The United States House of Representatives passed two articles of impeachment in December, alleging that Trump had abused his power and obstructed Congress. This led to a trial in the Senate which was presided over by U.S. Supreme Court Chief Justice John Roberts. It would have required a two-thirds supermajority of senators to convict and remove the president from office. Neither article received even a bare majority.

On the first charge, abuse of power, the Senate voted 52-48 to acquit. This was largely along party lines. All of the Democrats, and the two independents who caucus with the Democrats, voted to convict. All but one of the Republicans voted to acquit. Senator Mitt Romney (R-UT) broke with his party and voted to convict.

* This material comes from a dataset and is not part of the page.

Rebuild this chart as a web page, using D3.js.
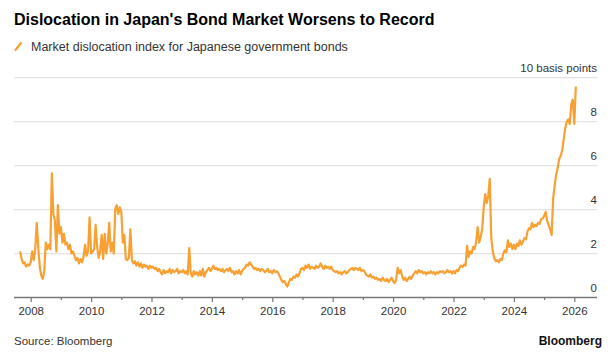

On the second charge, obstruction of Congress, the Senate voted 53-47 to acquit. This was a straight party-line vote with all Democrats, and the two independents who caucus with the Democrats, voting to convict and all Republicans voting to acquit.

Only two previous presidents have been impeached—President Andrew Johnson (D) in 1868 and President Bill Clinton (D) in 1998. Both were also acquitted in Senate trials, and no president has ever been removed from office. Articles of impeachment against President Richard Nixon (R) passed the House Judiciary Committee in 1974 but Nixon resigned before they could be considered by the full House or brought to the Senate for trial.